Ob unabhängig von §169 Satz 2 GVG ein Revisionsgrund vorliegen kann, wenn während einer Sitzungspause Aufnahmen gegen den Willen des Angeklagten und in seiner Anwesenheit gemacht worden sind, hat der Senat nicht zu entscheiden. Hier waren die Beschwerdeführer bei den Aufnahmen nicht anwesend.

 

2. Der Beschwerdeführer macht weiter geltend, dass Pressefotografen während des Ganges der Hauptverhandlung Lichtbilder gemacht hätten, die in verschiedenen Zeitungen veröffentlicht worden seien.

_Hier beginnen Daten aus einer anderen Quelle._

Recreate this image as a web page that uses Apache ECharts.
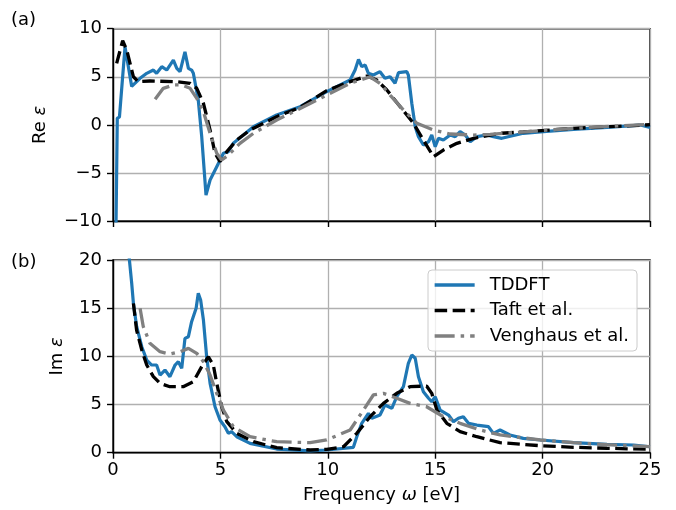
<!DOCTYPE html>
<html>
<head>
<meta charset="utf-8">
<script src="https://cdn.jsdelivr.net/npm/echarts@6/dist/echarts.min.js"></script>
<style>html,body{margin:0;padding:0;background:#fff;}#c{width:676px;height:510px;}</style>
</head>
<body>
<div id="c"></div>
<script>
// ---- Data ----
const xTicks = [0, 5, 10, 15, 20, 25];
const reTicks = [-10, -5, 0, 5, 10];
const imTicks = [0, 5, 10, 15, 20];
const seriesNames = ['TDDFT', 'Taft et al.', 'Venghaus et al.'];

// (a) Re epsilon
const tddftReX = [0.14, 0.2, 0.3, 0.36, 0.56, 0.87, 1.26, 1.57, 1.88, 2.03, 2.27, 2.5, 2.81, 2.97, 3.12, 3.35, 3.51, 3.66, 3.74, 3.97, 4.13, 4.33, 4.52, 4.83, 5.14, 5.37, 5.6, 6.07, 6.54, 7.62, 8.71, 9.95, 11.04, 11.27, 11.43, 11.58, 11.74, 11.89, 12.12, 12.43, 12.66, 12.9, 13.13, 13.29, 13.68, 13.75, 13.91, 14.07, 14.22, 14.45, 14.69, 14.84, 15.0, 15.15, 15.38, 15.7, 15.93, 16.16, 16.4, 16.63, 16.94, 17.4, 17.71, 18.1, 19.1, 20.04, 21.44, 23.0, 24.55, 25.0];
const tddftReY = [-10.5, 0.7, 0.8, 1.0, 8.1, 4.0, 4.84, 5.36, 5.7, 5.36, 6.05, 5.7, 6.74, 5.88, 5.53, 7.6, 5.88, 5.7, 5.36, 2.58, -1.23, -7.3, -5.74, -4.35, -2.96, -2.79, -1.92, -1.06, -0.19, 1.02, 1.89, 3.45, 4.66, 5.7, 6.81, 6.05, 6.22, 5.36, 5.18, 5.53, 4.84, 5.01, 4.32, 5.43, 5.53, 5.18, 2.24, -0.19, -1.23, -2.1, -1.75, -1.06, -2.27, -1.4, -1.58, -1.06, -1.23, -0.71, -1.06, -1.75, -1.23, -1.06, -1.23, -1.4, -0.88, -0.71, -0.47, -0.26, -0.02, -0.26];

const taftReX = [0.17, 0.45, 0.64, 0.95, 1.18, 1.72, 2.97, 3.59, 3.9, 4.21, 4.52, 4.75, 4.98, 5.3, 5.76, 6.38, 7.62, 8.71, 9.95, 11.04, 11.82, 12.28, 12.75, 13.37, 13.99, 14.45, 14.92, 15.38, 16.01, 16.79, 18.02, 19.1, 21.44, 24.55, 25.0];
const taftReY = [6.4, 8.75, 7.78, 5.0, 4.49, 4.56, 4.49, 4.32, 3.8, 2.24, -0.54, -2.96, -3.83, -2.79, -1.58, -0.54, 0.85, 1.82, 3.55, 4.49, 5.08, 4.66, 3.62, 1.89, 0.16, -1.58, -3.31, -2.62, -1.92, -1.4, -0.88, -0.74, -0.36, -0.05, 0.02];

const vengReX = [1.96, 2.34, 2.81, 3.2, 3.59, 3.9, 4.21, 4.52, 4.83, 5.06, 5.37, 5.91, 6.54, 7.62, 8.71, 9.95, 11.04, 11.97, 12.43, 12.9, 13.52, 14.15, 14.92, 15.7, 16.79, 17.56, 19.89, 22.21, 25.0];
const vengReY = [2.66, 3.8, 4.15, 4.15, 3.8, 2.76, 1.37, -0.88, -2.96, -3.66, -3.14, -1.92, -0.88, 0.5, 1.7, 3.1, 4.32, 5.0, 4.32, 3.1, 1.54, 0.16, -0.54, -0.95, -1.06, -0.99, -0.6, -0.26, 0.05];

// (b) Im epsilon
const tddftImX = [0.72, 0.87, 0.95, 1.1, 1.34, 1.57, 1.8, 2.03, 2.19, 2.42, 2.65, 2.89, 3.04, 3.2, 3.35, 3.51, 3.66, 3.87, 3.97, 4.08, 4.21, 4.36, 4.52, 4.75, 4.98, 5.21, 5.37, 5.52, 5.76, 6.38, 7.62, 9.18, 9.95, 11.19, 11.35, 11.58, 11.89, 12.05, 12.43, 12.66, 12.98, 13.21, 13.52, 13.75, 13.91, 14.07, 14.22, 14.45, 14.69, 14.84, 15.0, 15.23, 15.62, 15.85, 16.08, 16.31, 16.55, 16.94, 17.48, 17.71, 18.02, 18.48, 19.1, 19.89, 21.44, 23.0, 24.24, 25.0];
const tddftImY = [21, 17.6, 15.5, 13.1, 11.0, 9.62, 9.1, 9.1, 8.06, 8.58, 7.89, 9.1, 9.44, 8.76, 11.87, 12.04, 13.6, 14.99, 16.54, 15.85, 13.77, 9.96, 7.2, 4.77, 3.39, 2.7, 2.01, 2.18, 1.66, 0.97, 0.38, 0.18, 0.28, 0.56, 1.66, 3.05, 4.09, 3.57, 3.91, 4.95, 4.61, 5.81, 6.85, 9.28, 10.14, 9.8, 7.89, 6.33, 5.65, 5.29, 5.81, 4.43, 3.91, 3.22, 3.57, 3.74, 3.05, 2.87, 2.7, 2.01, 2.36, 1.84, 1.49, 1.32, 1.04, 0.87, 0.8, 0.62];

const taftImX = [0.95, 1.1, 1.34, 1.57, 1.88, 2.19, 2.65, 3.27, 3.74, 4.13, 4.44, 4.67, 4.83, 5.06, 5.3, 5.76, 6.54, 7.62, 9.18, 9.95, 10.73, 11.35, 11.97, 12.59, 13.21, 13.83, 14.6, 14.84, 15.08, 15.54, 16.16, 16.94, 18.02, 19.89, 21.44, 23.0, 25.0];
const taftImY = [15.5, 12.7, 10.66, 9.1, 7.89, 7.2, 6.85, 6.85, 7.37, 8.93, 9.96, 9.1, 7.2, 4.77, 3.22, 2.01, 1.14, 0.52, 0.28, 0.35, 0.62, 2.01, 3.74, 5.12, 6.16, 6.85, 6.92, 6.16, 4.43, 3.05, 2.18, 1.66, 1.04, 0.73, 0.56, 0.46, 0.35];

const vengImX = [1.26, 1.41, 1.72, 2.19, 2.65, 3.12, 3.51, 3.9, 4.21, 4.52, 4.83, 5.14, 5.6, 6.38, 7.62, 9.18, 9.95, 11.04, 11.66, 12.12, 12.59, 13.21, 13.83, 14.6, 15.38, 16.16, 17.09, 18.02, 19.89, 21.44, 23.0, 25.0];
const vengImY = [14.99, 13.08, 11.35, 10.48, 10.24, 10.48, 10.83, 10.31, 9.44, 8.06, 6.16, 4.43, 2.7, 1.66, 1.14, 1.04, 1.32, 2.36, 4.43, 5.99, 6.16, 5.65, 5.12, 4.77, 3.74, 3.05, 2.36, 1.84, 1.32, 1.04, 0.83, 0.62];

// ---- Chart ----
const FONT = 'DejaVu Sans';
const FS = 18;
const pairs = (xs, ys) => xs.map((x, i) => [x, ys[i]]);
const minus = v => String(v).replace('-', '\u2212');

const styles = [
  { color: '#1f77b4', width: 3.2, type: 'solid' },
  { color: '#000000', width: 3.3, type: [12.5, 5.5] },
  { color: '#808080', width: 3.3, type: [20, 6, 3.5, 6] }
];

function mkX(gi, showLabels) {
  return {
    type: 'value', gridIndex: gi, min: xTicks[0], max: xTicks[xTicks.length - 1], interval: 5,
    axisLine: { show: true, onZero: false, lineStyle: { color: '#000', width: 1.4 } },
    axisTick: { show: true, inside: false, length: 6, lineStyle: { color: '#000', width: 1.4 } },
    axisLabel: { show: showLabels, color: '#000', fontFamily: FONT, fontSize: FS, margin: 9 },
    splitLine: { show: true, lineStyle: { color: '#b0b0b0', width: 1.3 } },
    name: showLabels ? '{n|Frequency }{i|ω}{n| [eV]}' : '',
    nameLocation: 'middle', nameGap: 34,
    nameTextStyle: { color: '#000', fontFamily: FONT, fontSize: FS,
      rich: { n: { fontFamily: FONT, fontSize: FS, color: '#000' },
              i: { fontFamily: FONT, fontSize: FS, fontStyle: 'italic', color: '#000' } } }
  };
}
function mkY(gi, ticks, name, gap) {
  return {
    type: 'value', gridIndex: gi, min: ticks[0], max: ticks[ticks.length - 1], interval: 5,
    axisLine: { show: true, onZero: false, lineStyle: { color: '#000', width: 1.4 } },
    axisTick: { show: true, inside: false, length: 6, lineStyle: { color: '#000', width: 1.4 } },
    axisLabel: { color: '#000', fontFamily: FONT, fontSize: FS, margin: 11, formatter: minus },
    splitLine: { show: true, lineStyle: { color: '#b0b0b0', width: 1.3 } },
    name: '{n|' + name + ' }{i|ε}', nameLocation: 'middle', nameRotate: 90, nameGap: gap,
    nameTextStyle: { color: '#000', fontFamily: FONT, fontSize: FS,
      rich: { n: { fontFamily: FONT, fontSize: FS, color: '#000' },
              i: { fontFamily: FONT, fontSize: FS, fontStyle: 'italic', color: '#000' } } }
  };
}
function mkS(idx, xi, xs, ys) {
  return {
    name: seriesNames[idx], type: 'line', xAxisIndex: xi, yAxisIndex: xi,
    data: pairs(xs, ys), showSymbol: false, symbol: 'none', clip: true,
    lineStyle: styles[idx], itemStyle: { color: styles[idx].color }, z: 2 + idx
  };
}

const chart = echarts.init(document.getElementById('c'), null, { renderer: 'canvas' });
chart.setOption({
  animation: false,
  backgroundColor: '#fff',
  grid: [
    { left: 113, top: 28.7, width: 537, height: 192.3, show: true, borderColor: '#000', borderWidth: 1.4, backgroundColor: 'transparent' },
    { left: 113, top: 260, width: 537, height: 192.7, show: true, borderColor: '#000', borderWidth: 1.4, backgroundColor: 'transparent' }
  ],
  xAxis: [mkX(0, false), mkX(1, true)],
  yAxis: [mkY(0, reTicks, 'Re', 64), mkY(1, imTicks, 'Im', 47)],
  legend: {
    data: seriesNames, orient: 'vertical', left: 428, top: 270,
    itemWidth: 40, itemHeight: 20, itemGap: 7.5,
    padding: [6, 8, 6, 5],
    itemStyle: { opacity: 0, borderWidth: 0 },
    lineStyle: { width: 3.3 },
    backgroundColor: 'rgba(255,255,255,0.8)', borderColor: '#cccccc', borderWidth: 1, borderRadius: 4,
    textStyle: { color: '#000', fontFamily: FONT, fontSize: FS, padding: [0, 0, 0, 10] }
  },
  graphic: [
    { type: 'text', left: 11, top: 11, style: { text: '(a)', font: FS + 'px "' + FONT + '"', fill: '#000' } },
    { type: 'text', left: 11, top: 253, style: { text: '(b)', font: FS + 'px "' + FONT + '"', fill: '#000' } }
  ],
  series: [
    mkS(0, 0, tddftReX, tddftReY),
    mkS(1, 0, taftReX, taftReY),
    mkS(2, 0, vengReX, vengReY),
    mkS(0, 1, tddftImX, tddftImY),
    mkS(1, 1, taftImX, taftImY),
    mkS(2, 1, vengImX, vengImY)
  ]
});
</script>
</body>
</html>
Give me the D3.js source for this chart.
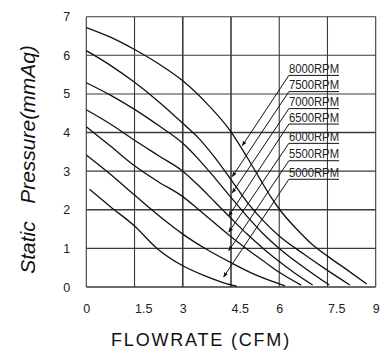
<!DOCTYPE html>
<html lang="en">
<head>
<meta charset="utf-8">
<title>Fan P-Q curves</title>
<script src="https://cdn.jsdelivr.net/npm/d3@7"></script>
<style>
  body { margin: 0; background: #fff; }
  svg { display: block; font-family: "Liberation Sans", Arial, sans-serif; }
</style>
</head>
<body>
<div id="chart"></div>
<script>
// ticks
const xTicks = [0, 1.5, 3, 4.5, 6, 7.5, 9];
const yTicks = [0, 1, 2, 3, 4, 5, 6, 7];

// curve data, [flow CFM, pressure mmAq]
const rpm8000 = [[0,6.72],[0.75,6.47],[1.5,6.15],[2.25,5.78],[3,5.34],[3.75,4.75],[4.5,4.02],[5,3.36],[5.4,2.8],[5.75,2.32],[6,2.02],[6.6,1.45],[7,1.12],[7.5,0.8],[8.1,0.45],[8.72,0.08]];
const rpm7500 = [[0,6.12],[0.75,5.74],[1.5,5.3],[2.25,4.8],[3,4.24],[3.5,3.85],[4,3.35],[4.5,2.78],[5,2.2],[5.5,1.72],[6,1.32],[6.75,0.86],[7.5,0.43],[8.2,0.05]];
const rpm7000 = [[0,5.29],[0.75,4.97],[1.5,4.6],[2.25,4.18],[3,3.72],[3.5,3.3],[4,2.82],[4.5,2.32],[5,1.83],[5.5,1.38],[6,1.0],[6.75,0.52],[7.56,0.05]];
const rpm6500 = [[0,4.59],[0.75,4.22],[1.5,3.8],[2.25,3.4],[3,3.0],[3.5,2.62],[4,2.2],[4.5,1.78],[5,1.37],[5.5,1.0],[6,0.66],[6.5,0.35],[7.04,0.05]];
const rpm6000 = [[0,4.15],[0.75,3.65],[1.5,3.14],[2.25,2.72],[3,2.34],[3.5,2.0],[4,1.65],[4.5,1.3],[5,0.98],[5.5,0.68],[6,0.38],[6.68,0.05]];
const rpm5500 = [[0,3.42],[0.75,2.92],[1.5,2.38],[2.25,1.85],[3,1.37],[3.75,0.97],[4.5,0.63],[5.25,0.32],[6.18,0.03]];
const rpm5000 = [[0.1,2.53],[0.75,2.08],[1.5,1.58],[2.2,1.0],[3,0.55],[3.75,0.27],[4.3,0.1],[4.68,0.02]];

// labels and leader lines
const rpmNames = ["8000RPM","7500RPM","7000RPM","6500RPM","6000RPM","5500RPM","5000RPM"];
const labelY = [5.48, 5.06, 4.62, 4.22, 3.72, 3.27, 2.79];
const tipX = [4.85, 4.54, 4.54, 4.43, 4.43, 4.43, 4.27];
const tipY = [3.66, 2.86, 2.44, 1.84, 1.42, 0.94, 0.26];
const labelX = 6.3, labelX2 = 7.86;

const series = [rpm8000, rpm7500, rpm7000, rpm6500, rpm6000, rpm5500, rpm5000];

const width = 386, height = 362;
const margin = {top: 16.7, right: 10.3, bottom: 75, left: 86.3};

const svg = d3.select("#chart").append("svg")
  .attr("width", width)
  .attr("height", height);

const x = d3.scaleLinear().domain([0, 9]).range([margin.left, width - margin.right]);
const y = d3.scaleLinear().domain([0, 7]).range([height - margin.bottom, margin.top]);

svg.append("defs").append("marker")
  .attr("id", "arrow")
  .attr("viewBox", "0 0 10 10")
  .attr("refX", 9).attr("refY", 5)
  .attr("markerWidth", 5).attr("markerHeight", 5)
  .attr("orient", "auto")
  .append("path")
  .attr("d", "M0,1 L10,5 L0,9 Z")
  .attr("fill", "#111");

// grid
const grid = svg.append("g").attr("stroke", "#3a3a3a").attr("fill", "none");
grid.selectAll(".vg").data(xTicks).enter().append("line")
  .attr("x1", d => x(d)).attr("x2", d => x(d))
  .attr("y1", y(0)).attr("y2", y(7))
  .attr("stroke-width", d => (d === 3 || d === 4.5) ? 1.6 : 1.1);
grid.selectAll(".hg").data(yTicks).enter().append("line")
  .attr("y1", d => y(d)).attr("y2", d => y(d))
  .attr("x1", x(0)).attr("x2", x(9))
  .attr("stroke-width", d => (d === 2 || d === 4 || d === 0) ? 1.6 : 1.1);

// axes labels
const xAxis = svg.append("g")
  .attr("transform", `translate(0,${y(0)})`)
  .call(d3.axisBottom(x).tickValues(xTicks).tickSize(0).tickPadding(17)
    .tickFormat(d => String(d)));
xAxis.select(".domain").remove();
xAxis.selectAll("text")
  .attr("text-anchor", d => Number.isInteger(d) ? "middle" : "start")
  .attr("font-size", 12.5).attr("fill", "#222")
  .attr("font-family", "Liberation Sans, Arial, sans-serif");

const yAxis = svg.append("g")
  .attr("transform", `translate(${x(0)},0)`)
  .call(d3.axisLeft(y).tickValues(yTicks).tickSize(0).tickPadding(16)
    .tickFormat(d3.format("d")));
yAxis.select(".domain").remove();
yAxis.selectAll("text")
  .attr("font-size", 12.5).attr("fill", "#222")
  .attr("font-family", "Liberation Sans, Arial, sans-serif");

// curves
const line = d3.line()
  .x(d => x(d[0])).y(d => y(d[1]))
  .curve(d3.curveMonotoneX);

svg.append("g").selectAll("path")
  .data(series).enter().append("path")
  .attr("d", line)
  .attr("fill", "none")
  .attr("stroke", "#111")
  .attr("stroke-width", 1.3);

// leaders + labels
const ann = svg.append("g");
rpmNames.forEach((name, i) => {
  ann.append("line")
    .attr("x1", x(labelX)).attr("y1", y(labelY[i]))
    .attr("x2", x(tipX[i])).attr("y2", y(tipY[i]))
    .attr("stroke", "#111").attr("stroke-width", 1)
    .attr("marker-end", "url(#arrow)");
  ann.append("line")
    .attr("x1", x(labelX)).attr("x2", x(labelX2))
    .attr("y1", y(labelY[i])).attr("y2", y(labelY[i]))
    .attr("stroke", "#111").attr("stroke-width", 1);
  ann.append("text")
    .attr("x", x(labelX)).attr("y", y(labelY[i]) - 2.5)
    .attr("font-size", 12).attr("fill", "#222")
    .attr("textLength", x(labelX2) - x(labelX))
    .attr("lengthAdjust", "spacingAndGlyphs")
    .text(name);
});

// titles
svg.append("text")
  .attr("x", 201).attr("y", 346)
  .attr("text-anchor", "middle")
  .attr("font-size", 18).attr("letter-spacing", 1.8)
  .attr("fill", "#111")
  .text("FLOWRATE (CFM)");

svg.append("text")
  .attr("transform", "translate(35,159.5) rotate(-90)")
  .attr("text-anchor", "middle")
  .attr("font-size", 21).attr("font-style", "italic")
  .attr("fill", "#111")
  .text("Static\u00a0\u00a0\u00a0Pressure(mmAq)");
</script>
</body>
</html>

Er erblickt hierin ebenfalls einen Verstoss gegen §169 Satz 2 GVG. Diese Vorschrift erfasst indessen ihrem Wortlaut nach einfache Bildaufnahmen nicht. Ein Verfahrensfehler liegt - die Behauptungen der Revision im übrigen als richtig unterstellt - auch schon deshalb nicht vor, weil es an einem Verschulden des Gerichts fehlt. Nach den übereinstimmenden Erklärungen der Berufsrichter und der Sitzungsstaatsanwälte ist während der Hauptverhandlung keine Erlaubnis zur Aufnahme von Lichtbildern erteilt, auch nicht bemerkt worden, dass Lichtbilder gemacht wurden.